After helping Siemens with its telecommunications rollout in Taiwan, he spent a year in Shanghai. He was then working in the Commonwealth of Independent States (CIS)– the republics formed after the break-up of the Soviet Union.

By chance, in the course of his travels in the CIS, Hundt met a team of investors who had just acquired a licence in Cambodia.

They needed someone to build a team for them. The first project meetings took place in Phnom Penh in early 2008. In July that year, Hundt moved to Cambodia permanently.

“I was the only employee,” he said, adding: “We looked like we were programmed for failure – fighting in a market of 15 million people with eight competitors.”

Despite the magnitude of the challenge, Hundt was fascinated from the start by the absence of branding. “Everyone recognised operators by their prefixes, so we created the green Smart logo, and we put it everywhere,” he said.

In those early days almost everything about Cambodia’s telecommunications sector was “less than ideal”. Coverage was bad. It wasn’t possible to call from one network to another. Call charges were too high, leading Smart to embark on an aggressive tariff concept.

“We focused on branding and customer service – we were the first to introduce a 24/7 free-of-charge call centre,” said Hundt. “We introduced Smart stores that were open seven days a week – things nobody here had done before.”

Smart’s first major milestone was the acquisition in 2010 of Applifone’s Star-Cell brand, which was privately owned in Cambodia. “When we took Star-Cell, we had 600,000 subscribers, and they had 300,000, but they had more stations, including a 3G spectrum,” said Hundt.

By June 2011, Smart was aggressively promoting 3G. “Our competitors were one to one-and-a-half years ahead of us, but we took the position that Smart stands for affordable telecommunications, so we were aggressive on pricing for data,” said Hundt, adding that by the end of 2011, the company had reached three million subscribers.”

Then, in December 2012, came the clincher – a strategic merger with Hello Axiata, which became effective in early 2013, making Smart part of the Malaysian Axiata Group. “Smart was on the tipping point of being the number two operator in Cambodia, but the merger with Hello gave us 5.5m subscribers.

Today, Smart has 27 shops nationwide and about 5.8m active customers. As smartphones become increasingly affordable, the growth area is now data – particularly 4G, which Smart has been rolling out in Phnom Penh since last year.

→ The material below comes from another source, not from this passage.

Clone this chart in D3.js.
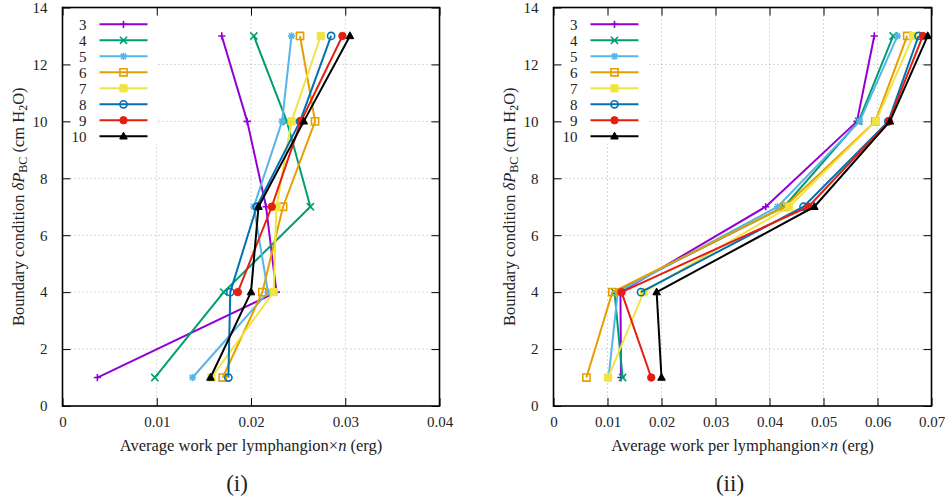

“Most of our competitors underestimated us,” said Hundt. “They thought we would fail, so we were under the radar for quite some time.”

Looking back on his mission impossible, Hundt briefly has the look of someone who is still surprised at what happened. “It is relatively obvious we should have failed. [Instead] we broke even in two-and-a-half years, and went into profit, which in this industry is remarkable,” he pointed out.